Answer on Question #40830 – Math – Functional Analysis

Question. If $Z$ is an $(n-1)$-dimensional subspace of an $n$-dimensioned vector space $X$, show that $Z$ is the null space of a suitable linear functional $f$ on $X$, which is uniquely determined to within a scalar multiple.

Solution. Let $e_{1},\ldots,e_{n-1}$ be a basis for $Z$. Since $\dim X=n$, there exists a vector $e_{n}\in X$ such that the vectors

$e_{1},\ \ldots,\ e_{n-1},\ e_{n}$

constitute a basis for $X$.

Then each $x\in X$ can be uniquely represented as a linear combination of $\{e_{i}\}_{i=1}^{n}$, that is

$x=a_{1}e_{1}+\cdots+a_{n}e_{n}$

for a unique $n$-tuple of numbers $(a_{1},\ldots,a_{n})$ and these numbers are called the *coordinates* of $x$ in this basis. Also notice that $x=(a_{1},\ldots,a_{n})\in Z$ if and only if $a_{n}=0$.

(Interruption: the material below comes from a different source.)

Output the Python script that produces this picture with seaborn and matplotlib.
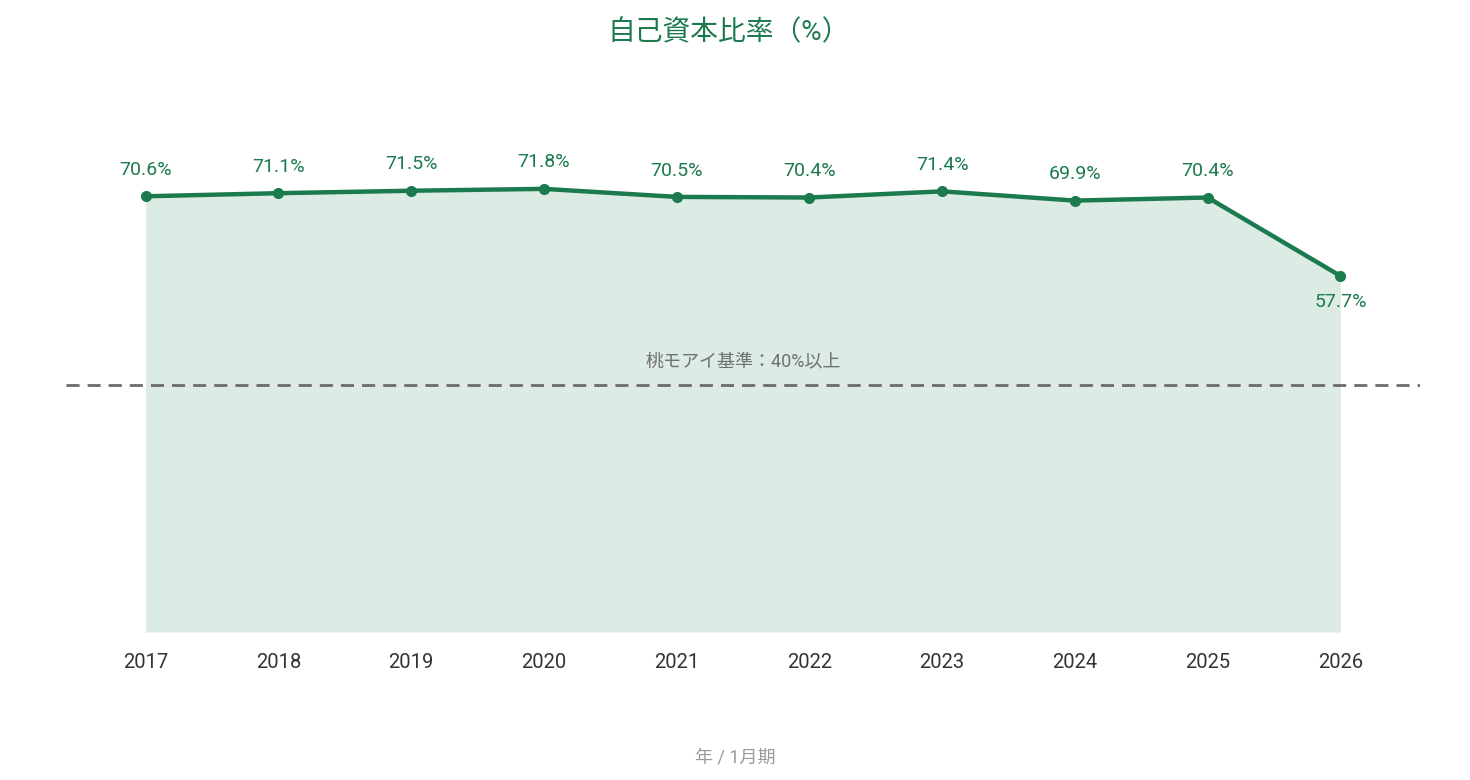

Furthermore, every linear functional $f:X\to\mathbb{R}$ is uniquely determined by its values on basis vectors $e_{1},\ldots,e_{n}$. Indeed, denote $a_{i}=f(e_{i})$, then for any $x=(x_{1},\ldots,x_{n})=x_{1}e_{1}+\cdots+x_{n}e_{n}$,

$f(x)=f(x_{1},\ldots,x_{n})=f(x_{1}e_{1}+\cdots+x_{n}e_{n})=x_{1}f(e_{1})+\cdots+x_{n}f(e_{n})=a_{1}x_{1}+\cdots+a_{n}x_{n}.$

We should construct a linear functional $f:X\to\mathbb{R}$ such that $f(x)=0$ if and only if $x\in Z$. Since $e_{1},\ldots,e_{n-1}\in Z$ and $e_{n}\not\in Z$, it follows that

$f(e_{1})=\cdots=f(e_{n-1})=0$

and

$f(e_{n})\neq 0.$

Therefore

$f(x)=f(x_{1}e_{1}+\cdots+x_{n}e_{n})=x_{n}f(e_{n}),$

so $f$ is uniquely determined by its *non-zero* value of $e_{n}$.

Thus for any $a\in\mathbb{R}\setminus\{0\}$ the functional $f_{a}(x_{1},\ldots,x_{n})=ax_{n}$ has the required properties: $f(x)=0$ if and only if $x\in Z$. In particular, such $f$ exists.

Moreover, if $f_{b}(x_{1},\ldots,x_{n})=bx_{n}$ is another such linear functional with $b\in\mathbb{R}\setminus\{0\}$, then

$f_{b}(x)=bx_{n}=\tfrac{b}{a}\cdot ax_{n}=\tfrac{b}{a}\cdot f_{a}(x),$

and so they differs by constant multiple $\tfrac{b}{a}$.

Thus a linear functional $f$ on $X$ for which $Z$ is a null space exist and is uniquely determined to within a scalar multiple.